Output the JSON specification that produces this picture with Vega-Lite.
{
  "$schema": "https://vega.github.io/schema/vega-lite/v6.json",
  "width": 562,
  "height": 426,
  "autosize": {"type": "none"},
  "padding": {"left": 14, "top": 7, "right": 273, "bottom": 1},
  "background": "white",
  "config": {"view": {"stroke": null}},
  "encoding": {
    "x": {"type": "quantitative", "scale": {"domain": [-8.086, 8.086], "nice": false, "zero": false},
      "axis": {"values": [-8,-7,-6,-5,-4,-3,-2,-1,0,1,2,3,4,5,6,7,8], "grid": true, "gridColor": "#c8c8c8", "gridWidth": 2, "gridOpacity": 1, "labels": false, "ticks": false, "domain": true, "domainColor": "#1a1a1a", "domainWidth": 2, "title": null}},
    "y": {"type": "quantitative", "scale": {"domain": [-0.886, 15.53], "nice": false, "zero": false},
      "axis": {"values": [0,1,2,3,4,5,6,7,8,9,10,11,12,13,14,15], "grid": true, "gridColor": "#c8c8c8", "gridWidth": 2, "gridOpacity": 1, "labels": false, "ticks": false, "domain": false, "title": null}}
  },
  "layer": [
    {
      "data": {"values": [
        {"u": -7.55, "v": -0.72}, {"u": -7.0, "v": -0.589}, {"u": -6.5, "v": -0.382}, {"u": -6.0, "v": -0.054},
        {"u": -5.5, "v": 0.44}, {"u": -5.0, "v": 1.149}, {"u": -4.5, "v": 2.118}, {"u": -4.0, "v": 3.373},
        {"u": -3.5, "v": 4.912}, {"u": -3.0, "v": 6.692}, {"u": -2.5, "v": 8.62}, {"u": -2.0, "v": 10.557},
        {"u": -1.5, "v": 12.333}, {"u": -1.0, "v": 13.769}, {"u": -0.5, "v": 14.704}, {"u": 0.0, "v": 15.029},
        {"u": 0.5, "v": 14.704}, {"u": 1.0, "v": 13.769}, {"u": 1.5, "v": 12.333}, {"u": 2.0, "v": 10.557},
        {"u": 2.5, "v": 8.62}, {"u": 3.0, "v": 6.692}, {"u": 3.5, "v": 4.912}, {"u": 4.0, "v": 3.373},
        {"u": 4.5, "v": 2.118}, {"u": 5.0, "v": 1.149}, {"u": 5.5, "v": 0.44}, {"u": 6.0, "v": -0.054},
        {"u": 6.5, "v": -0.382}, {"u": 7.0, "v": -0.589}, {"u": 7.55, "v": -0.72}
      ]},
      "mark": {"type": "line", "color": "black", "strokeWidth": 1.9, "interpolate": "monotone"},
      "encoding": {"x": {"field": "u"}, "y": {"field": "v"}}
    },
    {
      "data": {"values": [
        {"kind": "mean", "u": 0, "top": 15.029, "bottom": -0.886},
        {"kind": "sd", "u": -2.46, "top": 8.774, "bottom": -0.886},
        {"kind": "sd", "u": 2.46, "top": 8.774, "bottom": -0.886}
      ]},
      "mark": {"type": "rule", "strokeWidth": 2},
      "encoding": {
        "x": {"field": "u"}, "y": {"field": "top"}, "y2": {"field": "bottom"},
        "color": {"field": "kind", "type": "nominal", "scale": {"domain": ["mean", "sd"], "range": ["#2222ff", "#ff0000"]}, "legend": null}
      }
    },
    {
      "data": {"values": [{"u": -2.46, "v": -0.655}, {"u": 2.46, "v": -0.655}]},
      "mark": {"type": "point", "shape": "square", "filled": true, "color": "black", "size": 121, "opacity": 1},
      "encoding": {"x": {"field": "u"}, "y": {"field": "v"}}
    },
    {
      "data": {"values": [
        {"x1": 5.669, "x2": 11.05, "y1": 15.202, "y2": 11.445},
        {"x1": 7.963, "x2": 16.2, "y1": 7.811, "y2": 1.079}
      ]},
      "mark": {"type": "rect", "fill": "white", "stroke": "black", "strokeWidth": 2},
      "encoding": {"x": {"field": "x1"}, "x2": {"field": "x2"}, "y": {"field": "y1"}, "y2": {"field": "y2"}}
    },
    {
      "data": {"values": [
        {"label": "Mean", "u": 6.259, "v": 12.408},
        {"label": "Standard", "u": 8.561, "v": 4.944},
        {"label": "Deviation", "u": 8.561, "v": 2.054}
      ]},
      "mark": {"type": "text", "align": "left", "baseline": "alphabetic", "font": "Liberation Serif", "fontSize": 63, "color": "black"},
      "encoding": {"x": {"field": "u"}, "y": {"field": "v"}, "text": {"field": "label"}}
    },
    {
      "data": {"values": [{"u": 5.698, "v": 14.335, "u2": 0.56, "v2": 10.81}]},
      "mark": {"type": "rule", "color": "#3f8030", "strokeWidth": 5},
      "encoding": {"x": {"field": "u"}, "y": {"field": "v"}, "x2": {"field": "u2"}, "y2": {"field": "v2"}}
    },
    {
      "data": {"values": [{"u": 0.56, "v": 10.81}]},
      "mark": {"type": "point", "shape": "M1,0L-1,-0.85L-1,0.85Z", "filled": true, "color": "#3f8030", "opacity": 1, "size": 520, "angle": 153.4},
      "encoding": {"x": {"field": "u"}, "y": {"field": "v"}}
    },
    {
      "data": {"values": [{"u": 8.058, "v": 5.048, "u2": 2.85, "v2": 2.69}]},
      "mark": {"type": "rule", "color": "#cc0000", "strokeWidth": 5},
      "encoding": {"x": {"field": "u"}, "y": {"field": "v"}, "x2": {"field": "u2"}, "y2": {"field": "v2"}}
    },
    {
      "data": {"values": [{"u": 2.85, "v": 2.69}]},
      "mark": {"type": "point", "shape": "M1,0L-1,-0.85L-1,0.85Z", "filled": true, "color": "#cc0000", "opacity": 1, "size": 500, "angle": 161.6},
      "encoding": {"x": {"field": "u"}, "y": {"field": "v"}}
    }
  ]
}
-=-=-=-=-
◆ Stated task
Restate the data above word for word.

◆ Solution for this problem
Output the JSON specification that produces this picture with Vega-Lite.
{
  "$schema": "https://vega.github.io/schema/vega-lite/v6.json",
  "width": 562,
  "height": 426,
  "autosize": {"type": "none"},
  "padding": {"left": 14, "top": 7, "right": 273, "bottom": 1},
  "background": "white",
  "config": {"view": {"stroke": null}},
  "encoding": {
    "x": {"type": "quantitative", "scale": {"domain": [-8.086, 8.086], "nice": false, "zero": false},
      "axis": {"values": [-8,-7,-6,-5,-4,-3,-2,-1,0,1,2,3,4,5,6,7,8], "grid": true, "gridColor": "#c8c8c8", "gridWidth": 2, "gridOpacity": 1, "labels": false, "ticks": false, "domain": true, "domainColor": "#1a1a1a", "domainWidth": 2, "title": null}},
    "y": {"type": "quantitative", "scale": {"domain": [-0.886, 15.53], "nice": false, "zero": false},
      "axis": {"values": [0,1,2,3,4,5,6,7,8,9,10,11,12,13,14,15], "grid": true, "gridColor": "#c8c8c8", "gridWidth": 2, "gridOpacity": 1, "labels": false, "ticks": false, "domain": false, "title": null}}
  },
  "layer": [
    {
      "data": {"values": [
        {"u": -7.55, "v": -0.72}, {"u": -7.0, "v": -0.589}, {"u": -6.5, "v": -0.382}, {"u": -6.0, "v": -0.054},
        {"u": -5.5, "v": 0.44}, {"u": -5.0, "v": 1.149}, {"u": -4.5, "v": 2.118}, {"u": -4.0, "v": 3.373},
        {"u": -3.5, "v": 4.912}, {"u": -3.0, "v": 6.692}, {"u": -2.5, "v": 8.62}, {"u": -2.0, "v": 10.557},
        {"u": -1.5, "v": 12.333}, {"u": -1.0, "v": 13.769}, {"u": -0.5, "v": 14.704}, {"u": 0.0, "v": 15.029},
        {"u": 0.5, "v": 14.704}, {"u": 1.0, "v": 13.769}, {"u": 1.5, "v": 12.333}, {"u": 2.0, "v": 10.557},
        {"u": 2.5, "v": 8.62}, {"u": 3.0, "v": 6.692}, {"u": 3.5, "v": 4.912}, {"u": 4.0, "v": 3.373},
        {"u": 4.5, "v": 2.118}, {"u": 5.0, "v": 1.149}, {"u": 5.5, "v": 0.44}, {"u": 6.0, "v": -0.054},
        {"u": 6.5, "v": -0.382}, {"u": 7.0, "v": -0.589}, {"u": 7.55, "v": -0.72}
      ]},
      "mark": {"type": "line", "color": "black", "strokeWidth": 1.9, "interpolate": "monotone"},
      "encoding": {"x": {"field": "u"}, "y": {"field": "v"}}
    },
    {
      "data": {"values": [
        {"kind": "mean", "u": 0, "top": 15.029, "bottom": -0.886},
        {"kind": "sd", "u": -2.46, "top": 8.774, "bottom": -0.886},
        {"kind": "sd", "u": 2.46, "top": 8.774, "bottom": -0.886}
      ]},
      "mark": {"type": "rule", "strokeWidth": 2},
      "encoding": {
        "x": {"field": "u"}, "y": {"field": "top"}, "y2": {"field": "bottom"},
        "color": {"field": "kind", "type": "nominal", "scale": {"domain": ["mean", "sd"], "range": ["#2222ff", "#ff0000"]}, "legend": null}
      }
    },
    {
      "data": {"values": [{"u": -2.46, "v": -0.655}, {"u": 2.46, "v": -0.655}]},
      "mark": {"type": "point", "shape": "square", "filled": true, "color": "black", "size": 121, "opacity": 1},
      "encoding": {"x": {"field": "u"}, "y": {"field": "v"}}
    },
    {
      "data": {"values": [
        {"x1": 5.669, "x2": 11.05, "y1": 15.202, "y2": 11.445},
        {"x1": 7.963, "x2": 16.2, "y1": 7.811, "y2": 1.079}
      ]},
      "mark": {"type": "rect", "fill": "white", "stroke": "black", "strokeWidth": 2},
      "encoding": {"x": {"field": "x1"}, "x2": {"field": "x2"}, "y": {"field": "y1"}, "y2": {"field": "y2"}}
    },
    {
      "data": {"values": [
        {"label": "Mean", "u": 6.259, "v": 12.408},
        {"label": "Standard", "u": 8.561, "v": 4.944},
        {"label": "Deviation", "u": 8.561, "v": 2.054}
      ]},
      "mark": {"type": "text", "align": "left", "baseline": "alphabetic", "font": "Liberation Serif", "fontSize": 63, "color": "black"},
      "encoding": {"x": {"field": "u"}, "y": {"field": "v"}, "text": {"field": "label"}}
    },
    {
      "data": {"values": [{"u": 5.698, "v": 14.335, "u2": 0.56, "v2": 10.81}]},
      "mark": {"type": "rule", "color": "#3f8030", "strokeWidth": 5},
      "encoding": {"x": {"field": "u"}, "y": {"field": "v"}, "x2": {"field": "u2"}, "y2": {"field": "v2"}}
    },
    {
      "data": {"values": [{"u": 0.56, "v": 10.81}]},
      "mark": {"type": "point", "shape": "M1,0L-1,-0.85L-1,0.85Z", "filled": true, "color": "#3f8030", "opacity": 1, "size": 520, "angle": 153.4},
      "encoding": {"x": {"field": "u"}, "y": {"field": "v"}}
    },
    {
      "data": {"values": [{"u": 8.058, "v": 5.048, "u2": 2.85, "v2": 2.69}]},
      "mark": {"type": "rule", "color": "#cc0000", "strokeWidth": 5},
      "encoding": {"x": {"field": "u"}, "y": {"field": "v"}, "x2": {"field": "u2"}, "y2": {"field": "v2"}}
    },
    {
      "data": {"values": [{"u": 2.85, "v": 2.69}]},
      "mark": {"type": "point", "shape": "M1,0L-1,-0.85L-1,0.85Z", "filled": true, "color": "#cc0000", "opacity": 1, "size": 500, "angle": 161.6},
      "encoding": {"x": {"field": "u"}, "y": {"field": "v"}}
    }
  ]
}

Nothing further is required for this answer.